Task prompt: What number of lines hold the word "chart"? State that number and nothing besides.

Supplied material:
------------------------------------

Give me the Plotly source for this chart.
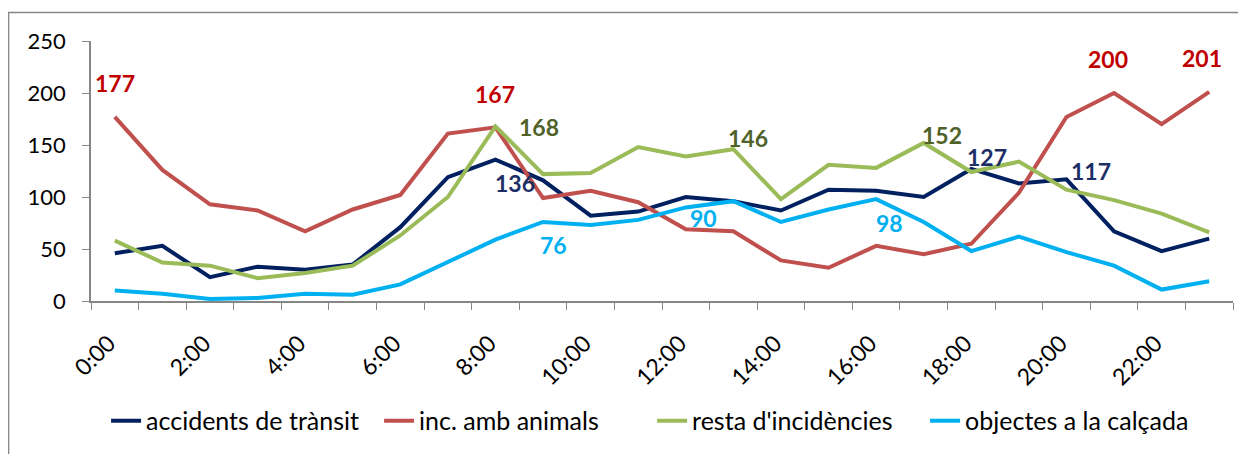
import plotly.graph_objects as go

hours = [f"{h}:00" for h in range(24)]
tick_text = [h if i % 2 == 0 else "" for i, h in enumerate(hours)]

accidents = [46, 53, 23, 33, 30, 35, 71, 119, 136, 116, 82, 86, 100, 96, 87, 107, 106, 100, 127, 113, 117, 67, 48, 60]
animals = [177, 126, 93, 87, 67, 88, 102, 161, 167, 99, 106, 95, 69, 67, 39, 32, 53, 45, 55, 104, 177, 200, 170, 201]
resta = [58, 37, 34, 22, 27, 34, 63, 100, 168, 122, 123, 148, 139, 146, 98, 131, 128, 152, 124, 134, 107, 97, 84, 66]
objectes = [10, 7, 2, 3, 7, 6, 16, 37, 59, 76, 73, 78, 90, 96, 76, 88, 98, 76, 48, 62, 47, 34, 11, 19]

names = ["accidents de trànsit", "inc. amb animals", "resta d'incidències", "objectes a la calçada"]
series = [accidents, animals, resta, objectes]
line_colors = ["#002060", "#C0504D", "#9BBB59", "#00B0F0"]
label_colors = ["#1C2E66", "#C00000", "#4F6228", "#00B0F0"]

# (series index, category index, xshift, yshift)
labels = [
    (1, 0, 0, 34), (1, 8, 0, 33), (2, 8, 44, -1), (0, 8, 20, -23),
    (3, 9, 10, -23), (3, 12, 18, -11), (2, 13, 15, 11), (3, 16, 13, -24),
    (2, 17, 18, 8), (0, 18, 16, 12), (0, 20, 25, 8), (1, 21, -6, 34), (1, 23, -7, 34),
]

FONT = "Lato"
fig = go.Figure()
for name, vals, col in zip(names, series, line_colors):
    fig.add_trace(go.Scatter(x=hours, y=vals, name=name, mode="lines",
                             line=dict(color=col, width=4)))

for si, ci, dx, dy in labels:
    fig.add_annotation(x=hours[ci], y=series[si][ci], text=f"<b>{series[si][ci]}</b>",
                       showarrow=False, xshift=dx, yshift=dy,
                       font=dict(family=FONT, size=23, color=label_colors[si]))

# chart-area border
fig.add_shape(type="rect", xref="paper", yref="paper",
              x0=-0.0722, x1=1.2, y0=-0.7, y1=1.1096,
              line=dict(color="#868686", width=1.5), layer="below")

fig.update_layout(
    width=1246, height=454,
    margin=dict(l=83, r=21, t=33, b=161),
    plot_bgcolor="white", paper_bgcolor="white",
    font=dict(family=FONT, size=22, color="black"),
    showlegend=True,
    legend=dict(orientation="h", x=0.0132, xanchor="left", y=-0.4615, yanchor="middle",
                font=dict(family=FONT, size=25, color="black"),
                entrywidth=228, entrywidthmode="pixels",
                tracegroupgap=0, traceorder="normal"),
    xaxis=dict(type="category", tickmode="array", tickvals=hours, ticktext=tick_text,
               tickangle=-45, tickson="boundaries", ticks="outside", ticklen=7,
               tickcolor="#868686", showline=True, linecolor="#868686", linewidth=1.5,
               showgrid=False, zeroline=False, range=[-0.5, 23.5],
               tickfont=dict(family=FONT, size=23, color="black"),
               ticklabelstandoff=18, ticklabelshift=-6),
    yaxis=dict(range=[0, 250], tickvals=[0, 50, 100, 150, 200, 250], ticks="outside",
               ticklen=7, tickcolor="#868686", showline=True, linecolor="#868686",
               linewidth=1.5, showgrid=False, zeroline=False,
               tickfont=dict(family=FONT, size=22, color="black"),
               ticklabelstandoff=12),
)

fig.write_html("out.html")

------------------------------------

The completed task: 2